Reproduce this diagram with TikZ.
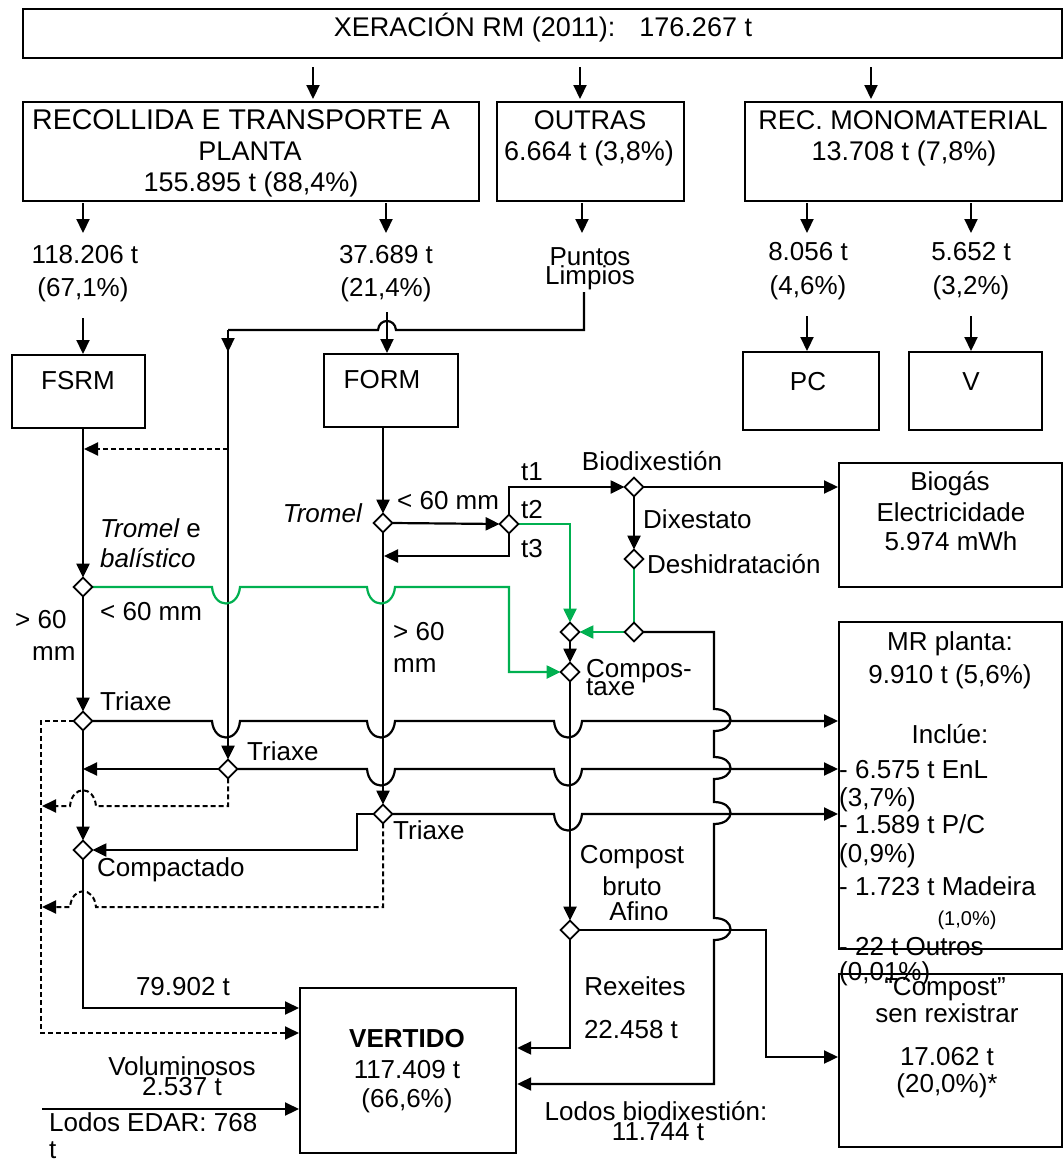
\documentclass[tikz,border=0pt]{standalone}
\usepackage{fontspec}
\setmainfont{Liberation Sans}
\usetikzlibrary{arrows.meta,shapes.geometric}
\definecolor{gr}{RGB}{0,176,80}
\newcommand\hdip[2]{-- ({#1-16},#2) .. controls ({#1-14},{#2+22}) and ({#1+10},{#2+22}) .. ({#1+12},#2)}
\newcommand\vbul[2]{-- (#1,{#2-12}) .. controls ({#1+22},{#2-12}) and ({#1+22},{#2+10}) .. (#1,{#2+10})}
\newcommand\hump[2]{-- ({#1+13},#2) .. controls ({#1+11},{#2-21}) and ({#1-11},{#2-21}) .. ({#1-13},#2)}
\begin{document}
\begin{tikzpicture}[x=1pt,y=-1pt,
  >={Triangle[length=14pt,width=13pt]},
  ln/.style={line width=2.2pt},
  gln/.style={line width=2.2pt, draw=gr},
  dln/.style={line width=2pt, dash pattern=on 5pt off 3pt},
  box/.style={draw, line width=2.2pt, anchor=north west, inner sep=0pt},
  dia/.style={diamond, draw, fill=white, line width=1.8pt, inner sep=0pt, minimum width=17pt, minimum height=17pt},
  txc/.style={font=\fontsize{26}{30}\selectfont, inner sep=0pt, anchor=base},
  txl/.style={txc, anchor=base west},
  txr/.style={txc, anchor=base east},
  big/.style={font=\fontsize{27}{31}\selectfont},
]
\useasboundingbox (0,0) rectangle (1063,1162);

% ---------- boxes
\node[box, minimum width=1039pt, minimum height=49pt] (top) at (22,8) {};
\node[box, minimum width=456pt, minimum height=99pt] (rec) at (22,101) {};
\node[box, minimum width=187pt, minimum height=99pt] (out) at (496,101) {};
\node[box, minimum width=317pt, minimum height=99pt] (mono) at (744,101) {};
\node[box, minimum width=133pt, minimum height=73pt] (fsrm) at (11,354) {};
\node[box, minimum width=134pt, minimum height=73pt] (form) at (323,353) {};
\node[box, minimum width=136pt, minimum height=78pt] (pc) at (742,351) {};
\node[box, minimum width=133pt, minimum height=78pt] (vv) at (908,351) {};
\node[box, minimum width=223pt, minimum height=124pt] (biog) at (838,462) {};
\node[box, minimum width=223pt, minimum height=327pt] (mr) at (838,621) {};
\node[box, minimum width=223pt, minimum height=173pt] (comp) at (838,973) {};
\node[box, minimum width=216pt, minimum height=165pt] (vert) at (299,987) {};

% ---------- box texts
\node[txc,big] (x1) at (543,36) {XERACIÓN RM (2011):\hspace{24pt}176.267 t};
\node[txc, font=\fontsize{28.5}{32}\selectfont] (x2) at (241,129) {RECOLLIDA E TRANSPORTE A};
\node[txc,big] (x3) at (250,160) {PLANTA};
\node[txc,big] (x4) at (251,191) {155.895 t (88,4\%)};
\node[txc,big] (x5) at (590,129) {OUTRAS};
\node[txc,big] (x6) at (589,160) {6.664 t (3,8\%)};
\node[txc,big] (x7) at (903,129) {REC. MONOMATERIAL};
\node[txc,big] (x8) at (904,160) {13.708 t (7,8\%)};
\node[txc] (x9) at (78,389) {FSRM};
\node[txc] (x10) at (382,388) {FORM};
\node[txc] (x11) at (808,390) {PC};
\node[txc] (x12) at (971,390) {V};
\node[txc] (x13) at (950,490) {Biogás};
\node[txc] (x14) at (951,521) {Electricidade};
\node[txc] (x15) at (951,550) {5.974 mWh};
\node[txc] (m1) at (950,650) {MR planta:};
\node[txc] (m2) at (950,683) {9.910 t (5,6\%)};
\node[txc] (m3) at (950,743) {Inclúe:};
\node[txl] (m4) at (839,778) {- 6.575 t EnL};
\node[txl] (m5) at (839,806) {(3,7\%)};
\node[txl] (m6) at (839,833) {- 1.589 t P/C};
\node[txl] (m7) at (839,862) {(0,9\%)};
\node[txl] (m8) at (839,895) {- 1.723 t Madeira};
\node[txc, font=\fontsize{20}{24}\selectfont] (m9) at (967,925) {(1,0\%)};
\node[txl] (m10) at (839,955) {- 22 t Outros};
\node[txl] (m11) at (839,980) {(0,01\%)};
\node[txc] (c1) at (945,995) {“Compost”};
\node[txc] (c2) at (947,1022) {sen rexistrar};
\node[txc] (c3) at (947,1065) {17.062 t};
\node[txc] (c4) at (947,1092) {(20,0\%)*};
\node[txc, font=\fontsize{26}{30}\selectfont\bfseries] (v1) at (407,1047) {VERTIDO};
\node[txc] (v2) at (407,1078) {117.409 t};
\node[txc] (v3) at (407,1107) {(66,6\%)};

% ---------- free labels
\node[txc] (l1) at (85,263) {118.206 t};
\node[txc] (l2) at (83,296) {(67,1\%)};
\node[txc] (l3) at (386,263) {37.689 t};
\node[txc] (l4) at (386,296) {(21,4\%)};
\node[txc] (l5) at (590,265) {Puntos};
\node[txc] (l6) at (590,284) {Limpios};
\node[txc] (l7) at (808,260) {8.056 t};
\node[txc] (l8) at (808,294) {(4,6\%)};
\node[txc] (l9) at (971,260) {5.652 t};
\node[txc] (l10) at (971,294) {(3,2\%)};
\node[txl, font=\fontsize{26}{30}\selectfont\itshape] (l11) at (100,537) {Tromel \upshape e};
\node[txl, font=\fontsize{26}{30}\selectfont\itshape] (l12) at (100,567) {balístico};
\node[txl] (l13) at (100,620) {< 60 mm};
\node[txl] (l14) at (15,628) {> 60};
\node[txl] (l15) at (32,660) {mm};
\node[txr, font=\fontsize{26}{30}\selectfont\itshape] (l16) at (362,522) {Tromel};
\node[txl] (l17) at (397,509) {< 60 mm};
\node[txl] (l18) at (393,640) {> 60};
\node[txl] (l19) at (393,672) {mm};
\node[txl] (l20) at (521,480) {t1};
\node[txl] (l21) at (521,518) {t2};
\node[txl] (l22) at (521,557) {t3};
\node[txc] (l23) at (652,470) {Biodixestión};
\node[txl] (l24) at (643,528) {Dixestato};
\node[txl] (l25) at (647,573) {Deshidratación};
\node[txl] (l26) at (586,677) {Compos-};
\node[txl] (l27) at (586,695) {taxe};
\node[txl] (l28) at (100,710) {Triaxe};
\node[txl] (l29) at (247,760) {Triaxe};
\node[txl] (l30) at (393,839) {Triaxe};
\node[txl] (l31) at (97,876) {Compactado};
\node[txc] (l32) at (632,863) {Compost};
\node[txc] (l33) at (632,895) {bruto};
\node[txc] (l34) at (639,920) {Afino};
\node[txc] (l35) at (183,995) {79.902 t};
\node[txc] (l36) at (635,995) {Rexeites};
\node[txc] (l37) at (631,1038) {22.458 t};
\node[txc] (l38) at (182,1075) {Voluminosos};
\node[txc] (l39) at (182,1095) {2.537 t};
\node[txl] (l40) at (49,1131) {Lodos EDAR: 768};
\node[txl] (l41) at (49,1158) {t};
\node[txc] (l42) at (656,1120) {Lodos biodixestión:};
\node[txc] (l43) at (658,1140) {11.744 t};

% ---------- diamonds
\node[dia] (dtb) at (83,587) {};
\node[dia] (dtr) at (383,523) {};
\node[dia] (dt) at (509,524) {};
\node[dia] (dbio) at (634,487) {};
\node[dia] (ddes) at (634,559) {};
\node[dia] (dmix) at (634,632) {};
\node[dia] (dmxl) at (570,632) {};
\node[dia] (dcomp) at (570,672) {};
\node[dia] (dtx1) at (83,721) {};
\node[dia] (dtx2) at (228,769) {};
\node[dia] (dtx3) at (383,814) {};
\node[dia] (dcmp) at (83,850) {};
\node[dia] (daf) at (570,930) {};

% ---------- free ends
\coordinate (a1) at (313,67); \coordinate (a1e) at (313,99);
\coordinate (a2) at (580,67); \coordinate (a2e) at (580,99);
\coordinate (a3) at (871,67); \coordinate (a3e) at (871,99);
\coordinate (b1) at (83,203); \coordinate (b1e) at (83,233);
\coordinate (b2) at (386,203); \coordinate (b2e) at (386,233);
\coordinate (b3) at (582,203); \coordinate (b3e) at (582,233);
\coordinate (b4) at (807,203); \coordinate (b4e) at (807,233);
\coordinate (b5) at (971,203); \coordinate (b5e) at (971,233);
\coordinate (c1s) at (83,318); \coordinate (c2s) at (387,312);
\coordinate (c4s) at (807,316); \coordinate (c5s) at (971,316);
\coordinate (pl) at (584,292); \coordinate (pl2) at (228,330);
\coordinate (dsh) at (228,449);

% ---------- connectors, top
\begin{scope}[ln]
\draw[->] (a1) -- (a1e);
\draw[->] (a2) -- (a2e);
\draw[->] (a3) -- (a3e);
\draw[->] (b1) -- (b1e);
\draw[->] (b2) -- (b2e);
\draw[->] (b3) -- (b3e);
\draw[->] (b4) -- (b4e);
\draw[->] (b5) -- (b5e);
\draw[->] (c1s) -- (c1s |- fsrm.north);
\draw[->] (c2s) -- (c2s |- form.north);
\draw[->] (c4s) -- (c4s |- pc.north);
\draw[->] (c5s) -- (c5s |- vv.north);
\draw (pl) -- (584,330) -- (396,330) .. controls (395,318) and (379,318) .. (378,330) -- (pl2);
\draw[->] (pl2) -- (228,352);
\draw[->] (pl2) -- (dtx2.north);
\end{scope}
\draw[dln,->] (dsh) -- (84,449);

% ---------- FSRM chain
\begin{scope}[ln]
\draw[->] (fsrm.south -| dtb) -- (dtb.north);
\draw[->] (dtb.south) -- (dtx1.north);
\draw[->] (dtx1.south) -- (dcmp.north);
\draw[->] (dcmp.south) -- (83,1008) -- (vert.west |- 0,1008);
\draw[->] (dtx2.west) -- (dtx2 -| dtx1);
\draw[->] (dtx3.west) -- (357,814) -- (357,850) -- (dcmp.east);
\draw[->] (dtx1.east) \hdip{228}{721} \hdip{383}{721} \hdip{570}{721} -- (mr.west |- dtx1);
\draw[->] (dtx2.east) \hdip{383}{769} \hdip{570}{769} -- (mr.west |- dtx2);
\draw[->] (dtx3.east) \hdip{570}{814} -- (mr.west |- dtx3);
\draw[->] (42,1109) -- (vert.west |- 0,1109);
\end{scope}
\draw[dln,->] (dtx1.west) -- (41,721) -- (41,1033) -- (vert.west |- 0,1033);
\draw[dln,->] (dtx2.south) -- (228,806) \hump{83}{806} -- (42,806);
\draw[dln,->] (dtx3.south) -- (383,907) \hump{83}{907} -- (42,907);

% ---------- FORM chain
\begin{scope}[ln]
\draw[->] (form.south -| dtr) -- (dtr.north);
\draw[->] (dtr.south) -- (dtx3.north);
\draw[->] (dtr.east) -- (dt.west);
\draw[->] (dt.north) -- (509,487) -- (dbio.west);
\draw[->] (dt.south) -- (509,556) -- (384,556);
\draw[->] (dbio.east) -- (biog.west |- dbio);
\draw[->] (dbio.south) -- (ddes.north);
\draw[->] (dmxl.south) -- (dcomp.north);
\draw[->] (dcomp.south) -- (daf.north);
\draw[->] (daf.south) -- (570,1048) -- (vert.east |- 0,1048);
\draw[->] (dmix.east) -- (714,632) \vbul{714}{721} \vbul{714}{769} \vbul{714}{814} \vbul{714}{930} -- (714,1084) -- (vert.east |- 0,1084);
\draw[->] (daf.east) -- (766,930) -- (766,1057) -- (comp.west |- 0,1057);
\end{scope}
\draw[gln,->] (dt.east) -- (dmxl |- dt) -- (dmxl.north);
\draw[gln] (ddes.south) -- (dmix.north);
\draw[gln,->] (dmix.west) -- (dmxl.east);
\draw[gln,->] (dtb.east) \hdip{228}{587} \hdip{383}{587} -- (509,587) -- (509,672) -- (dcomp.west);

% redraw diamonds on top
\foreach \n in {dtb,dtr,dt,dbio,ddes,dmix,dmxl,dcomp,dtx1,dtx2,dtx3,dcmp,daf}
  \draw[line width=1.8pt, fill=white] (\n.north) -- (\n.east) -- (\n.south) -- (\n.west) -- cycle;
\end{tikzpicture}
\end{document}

> YOUR TASK
Up to and including the line with "(0,0) rectangle (1063,1162);", copy the data above from its first line. Skip pictures.

> REPLY TO THE EXERCISE
Reproduce this diagram with TikZ.
\documentclass[tikz,border=0pt]{standalone}
\usepackage{fontspec}
\setmainfont{Liberation Sans}
\usetikzlibrary{arrows.meta,shapes.geometric}
\definecolor{gr}{RGB}{0,176,80}
\newcommand\hdip[2]{-- ({#1-16},#2) .. controls ({#1-14},{#2+22}) and ({#1+10},{#2+22}) .. ({#1+12},#2)}
\newcommand\vbul[2]{-- (#1,{#2-12}) .. controls ({#1+22},{#2-12}) and ({#1+22},{#2+10}) .. (#1,{#2+10})}
\newcommand\hump[2]{-- ({#1+13},#2) .. controls ({#1+11},{#2-21}) and ({#1-11},{#2-21}) .. ({#1-13},#2)}
\begin{document}
\begin{tikzpicture}[x=1pt,y=-1pt,
  >={Triangle[length=14pt,width=13pt]},
  ln/.style={line width=2.2pt},
  gln/.style={line width=2.2pt, draw=gr},
  dln/.style={line width=2pt, dash pattern=on 5pt off 3pt},
  box/.style={draw, line width=2.2pt, anchor=north west, inner sep=0pt},
  dia/.style={diamond, draw, fill=white, line width=1.8pt, inner sep=0pt, minimum width=17pt, minimum height=17pt},
  txc/.style={font=\fontsize{26}{30}\selectfont, inner sep=0pt, anchor=base},
  txl/.style={txc, anchor=base west},
  txr/.style={txc, anchor=base east},
  big/.style={font=\fontsize{27}{31}\selectfont},
]
\useasboundingbox (0,0) rectangle (1063,1162);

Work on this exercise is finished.